Book Review: The Zero by Jess Walter -- Memory Tricks and Political Slicks at Ground Zero



Jess Walter spent several weeks at Ground Zero starting a few days after the attacks of September 11th, but he seems just as damaged by his stint as a ghostwriter for an autobiography of New York's disgraced former top cop Bernie Kerik. His novel The Zero (Harper Perennial, Paperback, $14.95) is haunted by the aftermath of the twin towers destruction and the decisions that leaders made as a result of that day. The author himself prefers to call it a September 12th novel. Walter is not alone in tackling this subject but he comes at it in a unique way. His protagonist is a cop, Brian Remy, who suffers from conspicuous gaps in time and a severe case of macular degeneration which causes his vision to be obscured by "floaters and flashers" like damaged film stock. The time gaps are disorienting to character and reader alike, every few pages we are in a situation that Remy has to untangle from where he just was. One minute he could be about to pick up a cup of coffee and then... BAM! ...he's stepping off an unfamiliar elevator to a floor he's never seen before. Even worse he begins to suspect that the times he can't account for have been filled with misdeeds that he himself may be a central perpetrator of. There is an element of satire to the mysterious government agencies that all seem more interested in scooping each other than in protecting Americans and the vaguely threatening mayor (unnamed but clearly Giuliani) who speaks in platitudes about not letting the terrorists win.

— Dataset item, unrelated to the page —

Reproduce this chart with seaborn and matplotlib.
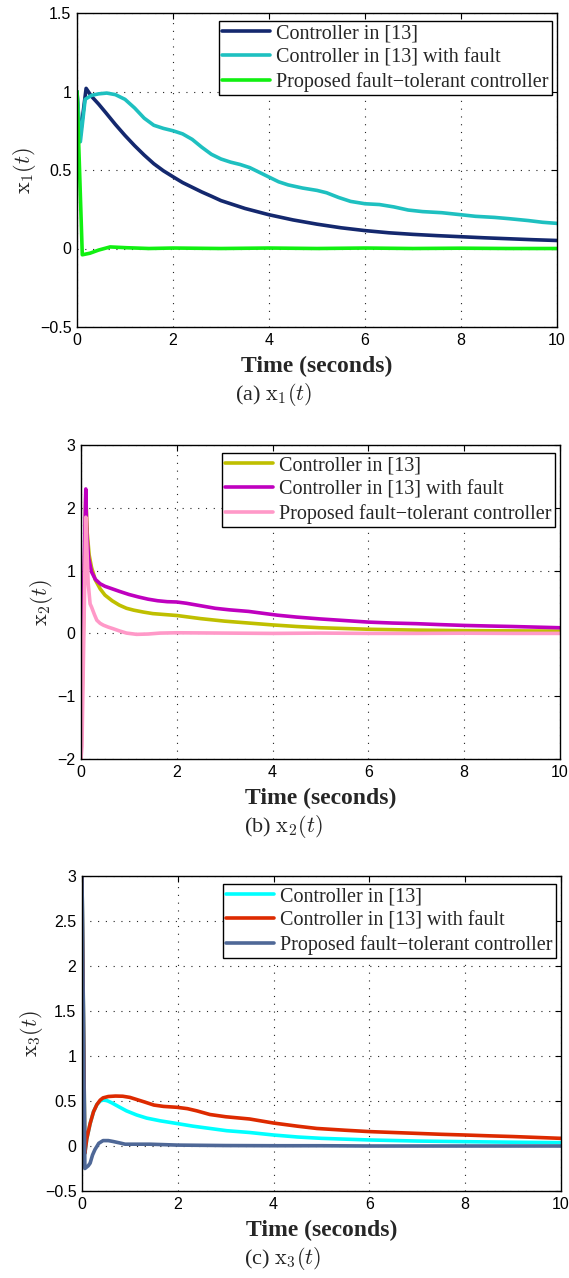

Ultimately Remy's journey through darkness is meant to be a metaphor for America's own confusing, disjointed journey. Walter is not wholly successful in blending Chuck Palahniuk style mindfuckery with Kafka-esque satire and Chandler inspired hard boiled mystery. The climax is more of a resigned shrug and the puzzle pieces seem to fit together rather arbitrarily. Still it's a fascinating read and suggests that Walter is a writer worth watching.